» **GIVEN RECORDS**
>>>

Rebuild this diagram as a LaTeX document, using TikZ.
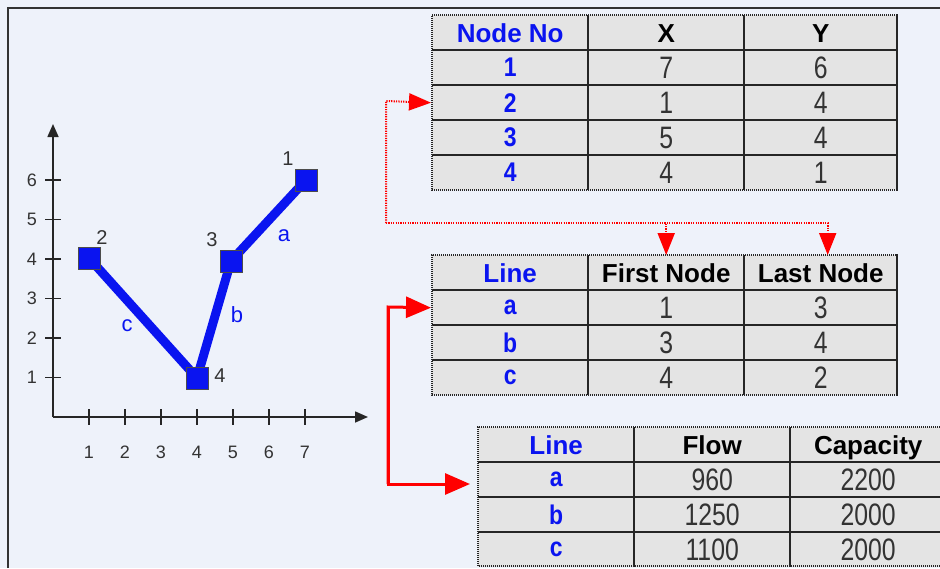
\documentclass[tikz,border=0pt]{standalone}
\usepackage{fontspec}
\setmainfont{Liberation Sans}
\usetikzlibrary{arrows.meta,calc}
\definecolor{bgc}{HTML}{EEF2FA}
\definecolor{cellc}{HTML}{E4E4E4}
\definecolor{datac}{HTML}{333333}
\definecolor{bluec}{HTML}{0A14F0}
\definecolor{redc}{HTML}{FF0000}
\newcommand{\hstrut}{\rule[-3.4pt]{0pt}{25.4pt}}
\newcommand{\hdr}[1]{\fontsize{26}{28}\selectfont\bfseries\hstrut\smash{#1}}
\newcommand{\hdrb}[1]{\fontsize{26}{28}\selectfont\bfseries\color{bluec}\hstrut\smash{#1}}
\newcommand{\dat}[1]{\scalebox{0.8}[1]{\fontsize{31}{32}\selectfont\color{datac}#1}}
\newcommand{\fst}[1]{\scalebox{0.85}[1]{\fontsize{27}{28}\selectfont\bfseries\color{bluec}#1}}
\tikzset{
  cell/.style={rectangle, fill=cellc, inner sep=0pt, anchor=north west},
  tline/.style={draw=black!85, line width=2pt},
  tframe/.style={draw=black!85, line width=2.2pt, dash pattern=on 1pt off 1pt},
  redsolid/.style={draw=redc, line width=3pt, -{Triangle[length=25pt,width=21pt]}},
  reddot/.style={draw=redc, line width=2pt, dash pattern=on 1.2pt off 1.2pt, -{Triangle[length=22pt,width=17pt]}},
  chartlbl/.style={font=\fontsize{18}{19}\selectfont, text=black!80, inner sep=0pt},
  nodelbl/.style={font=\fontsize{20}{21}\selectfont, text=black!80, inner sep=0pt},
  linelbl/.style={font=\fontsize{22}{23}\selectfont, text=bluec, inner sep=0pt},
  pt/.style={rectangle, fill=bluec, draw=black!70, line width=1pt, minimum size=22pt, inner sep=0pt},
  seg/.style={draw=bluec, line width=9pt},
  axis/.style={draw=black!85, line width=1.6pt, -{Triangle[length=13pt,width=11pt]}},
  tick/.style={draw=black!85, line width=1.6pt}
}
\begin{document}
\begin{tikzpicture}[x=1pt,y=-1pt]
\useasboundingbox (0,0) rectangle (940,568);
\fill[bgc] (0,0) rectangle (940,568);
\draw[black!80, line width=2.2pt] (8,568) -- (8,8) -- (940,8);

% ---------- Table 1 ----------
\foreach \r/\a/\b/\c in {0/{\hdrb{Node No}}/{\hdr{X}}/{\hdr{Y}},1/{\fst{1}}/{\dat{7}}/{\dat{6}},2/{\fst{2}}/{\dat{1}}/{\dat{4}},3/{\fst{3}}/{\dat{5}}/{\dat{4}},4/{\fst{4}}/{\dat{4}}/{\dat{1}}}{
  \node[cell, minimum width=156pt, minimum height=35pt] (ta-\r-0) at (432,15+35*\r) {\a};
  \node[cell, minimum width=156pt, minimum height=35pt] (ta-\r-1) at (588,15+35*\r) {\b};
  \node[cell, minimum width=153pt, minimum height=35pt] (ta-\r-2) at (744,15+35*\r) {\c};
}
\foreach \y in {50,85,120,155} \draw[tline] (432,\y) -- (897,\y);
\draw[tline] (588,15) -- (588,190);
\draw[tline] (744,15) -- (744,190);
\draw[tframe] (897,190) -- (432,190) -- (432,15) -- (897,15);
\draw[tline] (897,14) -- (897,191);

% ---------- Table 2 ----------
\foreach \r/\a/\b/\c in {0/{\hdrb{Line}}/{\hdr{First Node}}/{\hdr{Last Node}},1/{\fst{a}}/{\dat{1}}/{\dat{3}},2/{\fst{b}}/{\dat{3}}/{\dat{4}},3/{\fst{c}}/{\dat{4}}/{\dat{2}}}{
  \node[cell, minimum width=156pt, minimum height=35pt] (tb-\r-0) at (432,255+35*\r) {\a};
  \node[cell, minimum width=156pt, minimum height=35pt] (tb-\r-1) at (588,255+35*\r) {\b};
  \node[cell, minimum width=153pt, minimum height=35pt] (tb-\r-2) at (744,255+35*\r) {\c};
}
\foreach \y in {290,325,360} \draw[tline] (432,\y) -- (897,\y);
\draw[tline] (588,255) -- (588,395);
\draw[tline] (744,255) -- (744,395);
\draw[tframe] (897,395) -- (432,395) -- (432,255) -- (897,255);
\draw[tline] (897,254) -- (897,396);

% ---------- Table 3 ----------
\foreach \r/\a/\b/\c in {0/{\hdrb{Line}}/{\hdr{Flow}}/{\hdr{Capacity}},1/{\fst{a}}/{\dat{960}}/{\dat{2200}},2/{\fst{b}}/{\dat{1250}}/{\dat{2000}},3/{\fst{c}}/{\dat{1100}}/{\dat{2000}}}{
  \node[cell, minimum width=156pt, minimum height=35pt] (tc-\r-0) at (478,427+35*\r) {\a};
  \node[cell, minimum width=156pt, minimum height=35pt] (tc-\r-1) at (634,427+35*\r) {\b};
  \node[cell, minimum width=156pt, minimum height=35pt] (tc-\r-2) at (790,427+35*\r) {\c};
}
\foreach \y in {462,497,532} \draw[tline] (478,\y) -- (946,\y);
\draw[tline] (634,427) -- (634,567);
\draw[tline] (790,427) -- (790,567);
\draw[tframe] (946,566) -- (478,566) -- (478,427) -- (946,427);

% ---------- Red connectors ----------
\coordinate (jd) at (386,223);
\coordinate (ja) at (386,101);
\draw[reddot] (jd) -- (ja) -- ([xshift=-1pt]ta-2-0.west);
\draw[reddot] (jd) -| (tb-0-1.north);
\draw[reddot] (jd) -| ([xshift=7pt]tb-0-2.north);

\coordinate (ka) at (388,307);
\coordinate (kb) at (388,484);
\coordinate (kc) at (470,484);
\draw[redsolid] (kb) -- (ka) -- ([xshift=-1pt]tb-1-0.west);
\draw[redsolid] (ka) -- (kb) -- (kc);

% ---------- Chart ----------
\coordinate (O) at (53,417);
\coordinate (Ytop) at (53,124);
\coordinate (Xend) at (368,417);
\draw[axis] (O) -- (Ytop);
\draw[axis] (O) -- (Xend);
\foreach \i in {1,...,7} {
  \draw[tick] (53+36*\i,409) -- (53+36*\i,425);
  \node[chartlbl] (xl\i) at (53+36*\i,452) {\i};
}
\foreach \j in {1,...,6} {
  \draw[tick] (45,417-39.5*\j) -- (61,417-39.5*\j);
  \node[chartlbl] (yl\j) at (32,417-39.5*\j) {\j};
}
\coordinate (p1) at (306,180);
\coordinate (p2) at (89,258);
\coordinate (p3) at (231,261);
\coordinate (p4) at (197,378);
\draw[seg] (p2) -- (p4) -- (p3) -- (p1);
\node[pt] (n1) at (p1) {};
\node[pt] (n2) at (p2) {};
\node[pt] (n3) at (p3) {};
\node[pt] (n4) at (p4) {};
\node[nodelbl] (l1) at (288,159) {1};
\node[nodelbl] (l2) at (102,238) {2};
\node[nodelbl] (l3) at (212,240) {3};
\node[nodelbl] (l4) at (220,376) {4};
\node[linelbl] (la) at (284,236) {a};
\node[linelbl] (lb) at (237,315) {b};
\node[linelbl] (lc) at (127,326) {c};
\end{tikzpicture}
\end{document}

<<<
>>>

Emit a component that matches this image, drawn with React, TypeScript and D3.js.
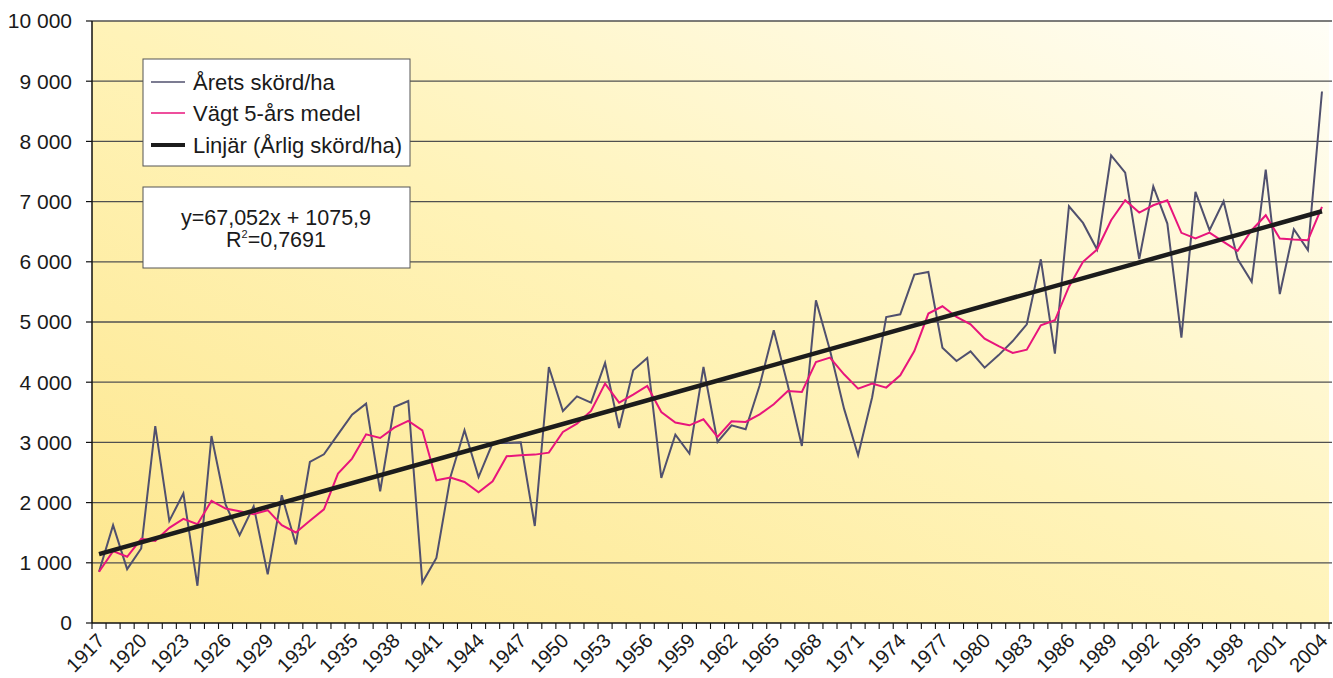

<<<

» **TASK REQUIREMENTS**
In the material above, find each line that contains the word "this", and select it.

» **IN RESPONSE**
Rebuild this diagram as a LaTeX document, using TikZ.
Emit a component that matches this image, drawn with React, TypeScript and D3.js.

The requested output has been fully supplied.